Problem description:
List all lines in the material below that contain "matplotlib".
★ ★ ★ ★
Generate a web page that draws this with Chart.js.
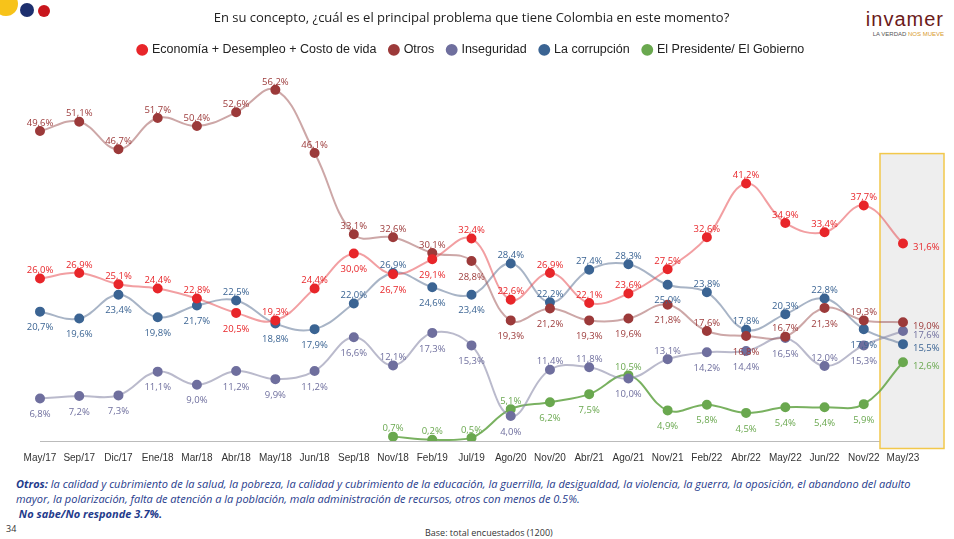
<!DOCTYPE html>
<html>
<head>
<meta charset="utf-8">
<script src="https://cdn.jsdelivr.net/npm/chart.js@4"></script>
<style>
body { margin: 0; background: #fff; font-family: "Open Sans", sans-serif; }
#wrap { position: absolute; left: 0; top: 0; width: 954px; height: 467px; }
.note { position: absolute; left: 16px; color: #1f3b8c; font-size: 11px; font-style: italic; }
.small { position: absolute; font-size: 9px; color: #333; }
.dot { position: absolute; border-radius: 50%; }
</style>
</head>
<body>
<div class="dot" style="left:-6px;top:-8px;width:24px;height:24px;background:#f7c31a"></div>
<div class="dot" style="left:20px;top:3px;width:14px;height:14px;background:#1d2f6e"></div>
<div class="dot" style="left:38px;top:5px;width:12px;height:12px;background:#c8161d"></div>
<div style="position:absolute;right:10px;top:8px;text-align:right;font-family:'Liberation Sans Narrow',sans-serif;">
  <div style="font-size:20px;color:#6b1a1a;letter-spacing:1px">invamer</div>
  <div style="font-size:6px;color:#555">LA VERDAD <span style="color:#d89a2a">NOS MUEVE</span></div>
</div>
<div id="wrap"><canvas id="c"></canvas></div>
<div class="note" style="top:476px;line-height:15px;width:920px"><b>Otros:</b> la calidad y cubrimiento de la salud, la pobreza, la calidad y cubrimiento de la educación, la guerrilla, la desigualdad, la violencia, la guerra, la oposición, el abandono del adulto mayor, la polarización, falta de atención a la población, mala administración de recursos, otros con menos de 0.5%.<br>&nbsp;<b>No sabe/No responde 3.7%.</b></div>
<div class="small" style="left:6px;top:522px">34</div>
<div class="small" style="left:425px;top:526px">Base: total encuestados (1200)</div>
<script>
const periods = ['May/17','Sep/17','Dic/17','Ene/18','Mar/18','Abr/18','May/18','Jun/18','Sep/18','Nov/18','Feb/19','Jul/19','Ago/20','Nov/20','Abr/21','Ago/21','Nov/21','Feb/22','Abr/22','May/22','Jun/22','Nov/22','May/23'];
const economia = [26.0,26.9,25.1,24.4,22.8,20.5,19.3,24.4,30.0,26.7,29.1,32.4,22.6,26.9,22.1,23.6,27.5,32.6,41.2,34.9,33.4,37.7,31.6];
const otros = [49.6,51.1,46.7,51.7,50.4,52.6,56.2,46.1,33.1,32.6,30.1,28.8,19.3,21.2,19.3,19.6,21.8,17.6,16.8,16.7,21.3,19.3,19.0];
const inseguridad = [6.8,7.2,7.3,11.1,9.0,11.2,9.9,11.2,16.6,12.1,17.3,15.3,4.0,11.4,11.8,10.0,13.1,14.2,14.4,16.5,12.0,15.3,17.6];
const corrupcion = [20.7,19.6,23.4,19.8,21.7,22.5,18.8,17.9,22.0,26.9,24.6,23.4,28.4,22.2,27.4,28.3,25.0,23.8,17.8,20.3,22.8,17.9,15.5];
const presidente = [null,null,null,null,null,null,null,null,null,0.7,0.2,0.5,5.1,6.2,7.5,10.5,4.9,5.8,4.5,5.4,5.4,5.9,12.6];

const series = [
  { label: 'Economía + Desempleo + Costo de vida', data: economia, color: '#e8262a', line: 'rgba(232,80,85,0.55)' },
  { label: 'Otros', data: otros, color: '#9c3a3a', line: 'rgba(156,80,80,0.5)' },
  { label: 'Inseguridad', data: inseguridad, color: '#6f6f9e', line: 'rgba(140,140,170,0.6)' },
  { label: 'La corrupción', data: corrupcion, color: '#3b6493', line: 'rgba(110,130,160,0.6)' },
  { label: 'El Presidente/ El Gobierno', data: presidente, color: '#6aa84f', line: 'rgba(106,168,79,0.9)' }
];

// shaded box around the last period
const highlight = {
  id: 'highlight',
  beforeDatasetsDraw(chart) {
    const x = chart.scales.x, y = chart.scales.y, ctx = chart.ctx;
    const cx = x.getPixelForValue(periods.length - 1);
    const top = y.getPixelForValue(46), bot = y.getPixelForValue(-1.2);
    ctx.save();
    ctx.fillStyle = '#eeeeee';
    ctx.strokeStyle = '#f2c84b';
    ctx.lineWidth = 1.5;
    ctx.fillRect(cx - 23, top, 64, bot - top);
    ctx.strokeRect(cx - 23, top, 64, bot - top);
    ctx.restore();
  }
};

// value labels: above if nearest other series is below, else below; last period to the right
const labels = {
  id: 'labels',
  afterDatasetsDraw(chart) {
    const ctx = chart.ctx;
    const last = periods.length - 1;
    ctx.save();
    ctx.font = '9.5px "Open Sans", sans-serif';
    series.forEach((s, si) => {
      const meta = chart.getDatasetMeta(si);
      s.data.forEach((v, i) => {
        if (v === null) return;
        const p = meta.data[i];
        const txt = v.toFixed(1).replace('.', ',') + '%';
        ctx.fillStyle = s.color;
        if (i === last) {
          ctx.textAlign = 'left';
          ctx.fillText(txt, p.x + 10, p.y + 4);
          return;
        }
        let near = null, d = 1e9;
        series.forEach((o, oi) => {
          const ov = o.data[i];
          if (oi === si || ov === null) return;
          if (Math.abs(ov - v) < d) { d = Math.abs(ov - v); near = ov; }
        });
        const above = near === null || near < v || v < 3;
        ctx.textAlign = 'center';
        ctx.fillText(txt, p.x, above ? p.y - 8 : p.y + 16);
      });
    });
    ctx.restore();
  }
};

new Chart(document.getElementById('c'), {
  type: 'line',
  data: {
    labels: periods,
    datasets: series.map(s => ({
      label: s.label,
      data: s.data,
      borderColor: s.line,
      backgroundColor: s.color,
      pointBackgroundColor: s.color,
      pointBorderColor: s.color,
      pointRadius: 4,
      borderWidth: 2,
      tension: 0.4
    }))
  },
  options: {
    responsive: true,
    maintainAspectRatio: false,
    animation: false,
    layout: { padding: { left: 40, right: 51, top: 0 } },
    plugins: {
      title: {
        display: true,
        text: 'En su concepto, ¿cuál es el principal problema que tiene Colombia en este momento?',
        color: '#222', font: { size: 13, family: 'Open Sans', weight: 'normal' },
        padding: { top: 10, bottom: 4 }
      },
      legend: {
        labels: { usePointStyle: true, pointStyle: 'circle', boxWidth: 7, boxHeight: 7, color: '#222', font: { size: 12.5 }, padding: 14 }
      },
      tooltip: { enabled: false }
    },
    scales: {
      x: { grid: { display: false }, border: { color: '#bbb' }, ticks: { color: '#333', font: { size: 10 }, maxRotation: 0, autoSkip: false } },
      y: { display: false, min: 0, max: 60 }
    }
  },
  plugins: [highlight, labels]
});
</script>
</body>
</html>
★ ★ ★ ★
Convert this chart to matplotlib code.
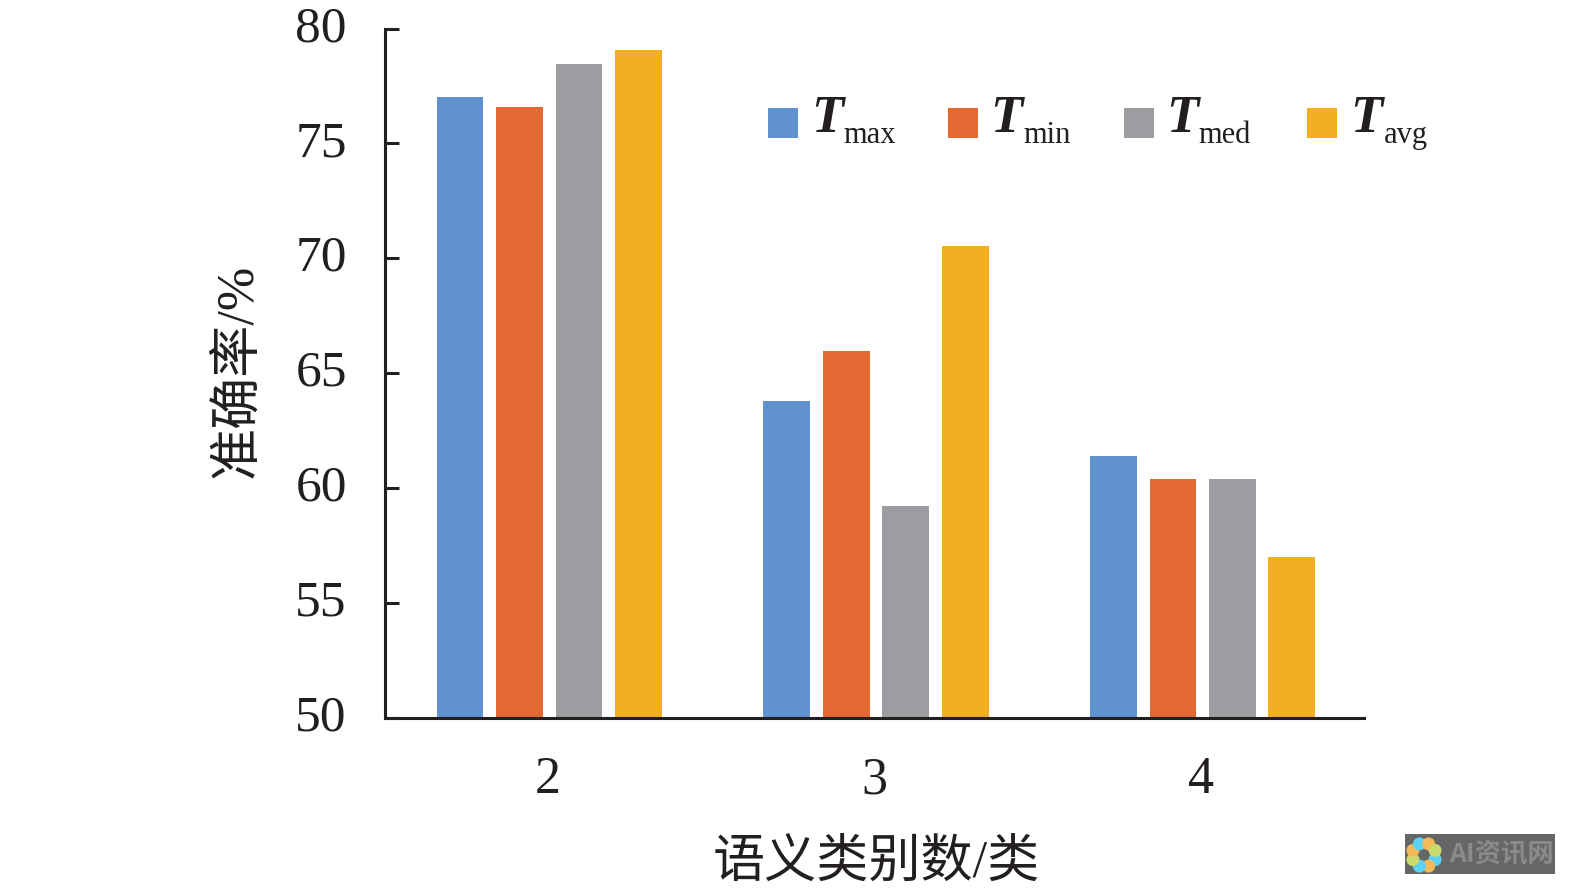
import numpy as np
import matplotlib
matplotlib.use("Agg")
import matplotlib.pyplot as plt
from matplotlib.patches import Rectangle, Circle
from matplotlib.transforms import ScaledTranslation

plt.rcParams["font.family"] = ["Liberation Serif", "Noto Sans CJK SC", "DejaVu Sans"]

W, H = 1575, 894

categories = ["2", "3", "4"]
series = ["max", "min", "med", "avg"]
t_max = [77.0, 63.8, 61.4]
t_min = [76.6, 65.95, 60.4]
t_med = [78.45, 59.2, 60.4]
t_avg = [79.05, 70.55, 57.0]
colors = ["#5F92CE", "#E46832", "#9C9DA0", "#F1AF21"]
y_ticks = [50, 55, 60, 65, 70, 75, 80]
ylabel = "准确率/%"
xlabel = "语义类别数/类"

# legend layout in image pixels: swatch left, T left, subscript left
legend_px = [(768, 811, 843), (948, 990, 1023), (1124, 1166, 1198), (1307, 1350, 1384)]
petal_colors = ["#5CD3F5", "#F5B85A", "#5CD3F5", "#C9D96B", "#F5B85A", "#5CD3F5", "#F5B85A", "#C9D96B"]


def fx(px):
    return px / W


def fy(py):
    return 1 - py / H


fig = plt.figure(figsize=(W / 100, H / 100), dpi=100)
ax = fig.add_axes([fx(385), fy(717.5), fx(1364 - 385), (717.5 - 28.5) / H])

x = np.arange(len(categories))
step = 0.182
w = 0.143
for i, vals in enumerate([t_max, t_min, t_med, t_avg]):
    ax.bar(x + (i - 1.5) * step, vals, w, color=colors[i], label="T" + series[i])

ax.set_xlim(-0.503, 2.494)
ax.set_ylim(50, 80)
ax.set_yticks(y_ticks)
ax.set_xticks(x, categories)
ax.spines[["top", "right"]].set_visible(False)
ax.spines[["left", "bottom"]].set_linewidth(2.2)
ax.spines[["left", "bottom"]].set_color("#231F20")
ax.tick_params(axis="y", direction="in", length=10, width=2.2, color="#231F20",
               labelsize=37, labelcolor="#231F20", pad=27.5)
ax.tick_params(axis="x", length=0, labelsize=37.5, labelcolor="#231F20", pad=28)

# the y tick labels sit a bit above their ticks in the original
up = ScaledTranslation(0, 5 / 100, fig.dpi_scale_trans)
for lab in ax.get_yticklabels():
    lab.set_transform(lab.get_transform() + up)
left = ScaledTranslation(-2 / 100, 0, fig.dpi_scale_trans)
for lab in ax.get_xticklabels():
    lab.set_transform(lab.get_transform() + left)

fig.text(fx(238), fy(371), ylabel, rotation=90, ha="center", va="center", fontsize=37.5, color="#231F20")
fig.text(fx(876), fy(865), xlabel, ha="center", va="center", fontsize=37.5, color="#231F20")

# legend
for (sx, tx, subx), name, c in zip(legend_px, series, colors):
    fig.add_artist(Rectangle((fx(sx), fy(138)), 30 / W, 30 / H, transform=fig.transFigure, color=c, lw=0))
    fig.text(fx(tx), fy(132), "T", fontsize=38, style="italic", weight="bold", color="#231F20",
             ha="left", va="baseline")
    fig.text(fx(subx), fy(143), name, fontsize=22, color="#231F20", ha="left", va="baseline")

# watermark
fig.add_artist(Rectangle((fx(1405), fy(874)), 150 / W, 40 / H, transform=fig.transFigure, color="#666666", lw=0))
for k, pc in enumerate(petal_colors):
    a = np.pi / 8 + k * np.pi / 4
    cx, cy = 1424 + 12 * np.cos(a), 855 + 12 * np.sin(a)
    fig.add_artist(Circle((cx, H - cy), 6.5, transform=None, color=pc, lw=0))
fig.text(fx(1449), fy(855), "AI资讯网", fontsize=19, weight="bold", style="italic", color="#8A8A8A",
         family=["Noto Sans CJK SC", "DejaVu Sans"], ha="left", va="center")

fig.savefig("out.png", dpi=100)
★ ★ ★ ★
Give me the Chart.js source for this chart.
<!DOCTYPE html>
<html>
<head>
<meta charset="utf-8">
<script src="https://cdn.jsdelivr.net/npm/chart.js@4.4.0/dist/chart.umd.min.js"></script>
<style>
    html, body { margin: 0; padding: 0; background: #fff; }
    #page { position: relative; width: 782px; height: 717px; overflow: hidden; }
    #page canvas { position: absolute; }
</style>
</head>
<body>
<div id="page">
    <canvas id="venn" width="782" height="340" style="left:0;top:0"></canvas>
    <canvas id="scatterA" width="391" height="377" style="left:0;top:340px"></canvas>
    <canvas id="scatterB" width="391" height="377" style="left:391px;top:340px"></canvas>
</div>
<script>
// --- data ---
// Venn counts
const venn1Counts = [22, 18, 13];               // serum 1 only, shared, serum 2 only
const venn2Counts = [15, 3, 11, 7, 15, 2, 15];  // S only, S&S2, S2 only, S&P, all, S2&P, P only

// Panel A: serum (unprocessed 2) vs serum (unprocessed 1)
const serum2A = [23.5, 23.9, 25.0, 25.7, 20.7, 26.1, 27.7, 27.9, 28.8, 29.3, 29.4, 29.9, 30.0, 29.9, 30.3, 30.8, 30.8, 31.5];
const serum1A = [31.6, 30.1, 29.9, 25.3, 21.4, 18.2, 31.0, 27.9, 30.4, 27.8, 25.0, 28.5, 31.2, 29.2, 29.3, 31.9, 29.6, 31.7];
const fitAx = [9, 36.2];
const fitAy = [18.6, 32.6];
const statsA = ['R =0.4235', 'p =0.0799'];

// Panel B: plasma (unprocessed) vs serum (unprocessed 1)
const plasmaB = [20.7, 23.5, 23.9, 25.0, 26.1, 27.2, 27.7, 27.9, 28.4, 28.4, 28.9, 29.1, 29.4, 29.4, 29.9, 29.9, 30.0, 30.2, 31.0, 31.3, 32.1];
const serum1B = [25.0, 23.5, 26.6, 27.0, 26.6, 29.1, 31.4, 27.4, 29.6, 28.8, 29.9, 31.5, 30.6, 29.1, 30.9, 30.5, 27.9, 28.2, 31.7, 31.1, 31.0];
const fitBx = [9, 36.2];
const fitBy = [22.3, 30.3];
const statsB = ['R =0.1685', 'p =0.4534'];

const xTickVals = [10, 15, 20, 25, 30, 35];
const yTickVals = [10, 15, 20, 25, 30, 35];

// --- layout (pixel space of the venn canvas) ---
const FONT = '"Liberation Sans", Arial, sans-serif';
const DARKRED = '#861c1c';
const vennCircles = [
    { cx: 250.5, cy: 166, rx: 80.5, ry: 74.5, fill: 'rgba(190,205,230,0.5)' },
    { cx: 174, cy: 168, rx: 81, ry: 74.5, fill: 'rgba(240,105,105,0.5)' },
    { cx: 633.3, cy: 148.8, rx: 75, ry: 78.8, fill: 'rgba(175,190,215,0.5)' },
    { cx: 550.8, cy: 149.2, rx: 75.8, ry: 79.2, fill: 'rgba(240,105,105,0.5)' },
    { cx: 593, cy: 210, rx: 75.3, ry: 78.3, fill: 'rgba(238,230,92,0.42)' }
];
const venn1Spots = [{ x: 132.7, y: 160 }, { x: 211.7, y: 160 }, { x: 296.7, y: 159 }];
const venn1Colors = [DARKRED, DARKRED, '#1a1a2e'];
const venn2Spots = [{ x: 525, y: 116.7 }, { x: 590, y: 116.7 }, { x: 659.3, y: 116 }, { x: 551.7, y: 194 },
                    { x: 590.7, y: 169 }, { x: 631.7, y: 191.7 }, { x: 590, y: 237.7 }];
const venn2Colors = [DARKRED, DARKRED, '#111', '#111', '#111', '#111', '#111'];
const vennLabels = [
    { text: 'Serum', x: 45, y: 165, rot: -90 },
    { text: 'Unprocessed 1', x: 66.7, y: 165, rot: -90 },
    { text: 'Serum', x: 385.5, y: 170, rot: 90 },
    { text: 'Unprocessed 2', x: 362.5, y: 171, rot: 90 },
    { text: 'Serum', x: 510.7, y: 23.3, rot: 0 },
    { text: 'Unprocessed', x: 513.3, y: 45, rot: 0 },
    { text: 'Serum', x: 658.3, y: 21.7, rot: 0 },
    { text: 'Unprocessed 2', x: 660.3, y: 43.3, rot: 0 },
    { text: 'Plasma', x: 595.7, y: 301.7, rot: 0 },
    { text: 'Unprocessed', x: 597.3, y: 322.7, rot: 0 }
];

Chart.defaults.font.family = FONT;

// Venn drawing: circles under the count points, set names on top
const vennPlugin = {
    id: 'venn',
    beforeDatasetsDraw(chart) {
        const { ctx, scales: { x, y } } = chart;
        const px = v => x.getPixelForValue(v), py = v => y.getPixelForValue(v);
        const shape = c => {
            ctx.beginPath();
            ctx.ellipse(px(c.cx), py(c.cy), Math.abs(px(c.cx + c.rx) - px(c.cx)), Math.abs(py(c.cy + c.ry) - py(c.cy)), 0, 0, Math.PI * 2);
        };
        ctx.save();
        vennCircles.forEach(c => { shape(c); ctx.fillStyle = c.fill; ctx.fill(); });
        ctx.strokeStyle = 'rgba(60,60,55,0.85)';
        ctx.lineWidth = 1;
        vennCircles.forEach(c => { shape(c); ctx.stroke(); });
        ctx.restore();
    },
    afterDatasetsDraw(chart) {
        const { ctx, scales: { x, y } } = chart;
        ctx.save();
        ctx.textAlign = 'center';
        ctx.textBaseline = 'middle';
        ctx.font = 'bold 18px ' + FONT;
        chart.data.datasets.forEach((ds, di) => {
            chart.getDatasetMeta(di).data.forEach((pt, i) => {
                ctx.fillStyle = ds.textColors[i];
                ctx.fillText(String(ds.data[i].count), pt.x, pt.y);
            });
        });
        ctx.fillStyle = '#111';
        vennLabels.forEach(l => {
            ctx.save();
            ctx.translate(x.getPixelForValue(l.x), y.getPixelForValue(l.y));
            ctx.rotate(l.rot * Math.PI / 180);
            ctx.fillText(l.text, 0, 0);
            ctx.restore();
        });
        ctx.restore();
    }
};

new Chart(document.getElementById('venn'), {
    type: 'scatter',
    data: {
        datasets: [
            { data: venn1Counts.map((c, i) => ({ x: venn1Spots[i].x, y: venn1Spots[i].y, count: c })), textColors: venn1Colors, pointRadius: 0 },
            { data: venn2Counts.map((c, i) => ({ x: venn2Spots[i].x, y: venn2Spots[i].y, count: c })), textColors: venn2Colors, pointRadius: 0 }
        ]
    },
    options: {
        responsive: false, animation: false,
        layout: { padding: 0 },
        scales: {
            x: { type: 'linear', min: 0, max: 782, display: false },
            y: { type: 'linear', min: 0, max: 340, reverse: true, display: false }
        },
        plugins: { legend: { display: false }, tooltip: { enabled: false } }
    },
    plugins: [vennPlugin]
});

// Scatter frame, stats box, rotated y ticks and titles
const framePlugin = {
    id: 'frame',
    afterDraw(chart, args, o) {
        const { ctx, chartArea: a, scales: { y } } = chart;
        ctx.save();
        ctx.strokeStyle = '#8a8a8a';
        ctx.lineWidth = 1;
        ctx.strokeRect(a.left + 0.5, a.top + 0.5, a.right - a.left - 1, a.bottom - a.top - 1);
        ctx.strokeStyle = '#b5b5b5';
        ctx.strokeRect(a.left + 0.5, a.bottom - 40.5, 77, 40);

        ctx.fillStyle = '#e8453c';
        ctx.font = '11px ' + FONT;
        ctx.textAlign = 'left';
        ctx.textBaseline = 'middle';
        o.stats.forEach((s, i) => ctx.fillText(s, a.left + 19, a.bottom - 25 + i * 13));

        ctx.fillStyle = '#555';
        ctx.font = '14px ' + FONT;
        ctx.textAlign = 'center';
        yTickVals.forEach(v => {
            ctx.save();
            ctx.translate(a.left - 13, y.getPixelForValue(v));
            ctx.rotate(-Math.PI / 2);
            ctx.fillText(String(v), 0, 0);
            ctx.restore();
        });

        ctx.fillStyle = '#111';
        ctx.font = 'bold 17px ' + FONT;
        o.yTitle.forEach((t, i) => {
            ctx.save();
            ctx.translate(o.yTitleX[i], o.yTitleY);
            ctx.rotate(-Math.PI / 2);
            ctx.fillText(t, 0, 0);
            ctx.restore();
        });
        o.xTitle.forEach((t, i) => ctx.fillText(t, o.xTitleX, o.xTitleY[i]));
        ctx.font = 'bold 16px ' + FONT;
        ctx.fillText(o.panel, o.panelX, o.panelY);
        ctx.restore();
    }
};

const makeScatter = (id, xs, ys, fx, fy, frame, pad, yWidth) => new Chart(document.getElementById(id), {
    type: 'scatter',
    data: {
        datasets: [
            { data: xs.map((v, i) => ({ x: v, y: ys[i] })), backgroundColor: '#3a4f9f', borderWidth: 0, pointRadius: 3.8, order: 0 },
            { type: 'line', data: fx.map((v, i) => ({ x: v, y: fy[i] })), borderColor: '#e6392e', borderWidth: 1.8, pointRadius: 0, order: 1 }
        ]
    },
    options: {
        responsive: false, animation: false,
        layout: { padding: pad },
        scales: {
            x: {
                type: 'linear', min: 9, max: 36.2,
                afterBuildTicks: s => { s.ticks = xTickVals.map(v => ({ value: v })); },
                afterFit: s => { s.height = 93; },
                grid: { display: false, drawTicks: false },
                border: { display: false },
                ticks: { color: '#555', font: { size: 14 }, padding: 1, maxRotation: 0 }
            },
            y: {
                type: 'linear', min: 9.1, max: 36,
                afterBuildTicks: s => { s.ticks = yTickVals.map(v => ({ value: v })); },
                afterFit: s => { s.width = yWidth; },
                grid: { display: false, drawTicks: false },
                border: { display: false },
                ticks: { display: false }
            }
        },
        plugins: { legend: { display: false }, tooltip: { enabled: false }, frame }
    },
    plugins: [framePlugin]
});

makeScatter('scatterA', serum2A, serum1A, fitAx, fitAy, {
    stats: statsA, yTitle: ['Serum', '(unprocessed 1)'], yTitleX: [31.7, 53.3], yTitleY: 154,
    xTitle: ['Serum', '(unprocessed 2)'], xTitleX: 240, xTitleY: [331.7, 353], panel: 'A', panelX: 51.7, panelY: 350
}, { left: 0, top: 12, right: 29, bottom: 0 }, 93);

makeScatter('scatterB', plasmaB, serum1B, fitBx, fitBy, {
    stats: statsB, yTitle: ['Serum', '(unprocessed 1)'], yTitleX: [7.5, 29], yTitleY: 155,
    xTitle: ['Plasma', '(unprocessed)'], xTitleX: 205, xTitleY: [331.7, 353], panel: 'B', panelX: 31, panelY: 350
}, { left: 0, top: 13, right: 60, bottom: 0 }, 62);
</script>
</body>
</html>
★ ★ ★ ★
Expected answer:
Convert this chart to matplotlib code.
import matplotlib
matplotlib.use("Agg")
import matplotlib.pyplot as plt
from matplotlib.patches import Rectangle, Circle
from matplotlib.transforms import ScaledTranslation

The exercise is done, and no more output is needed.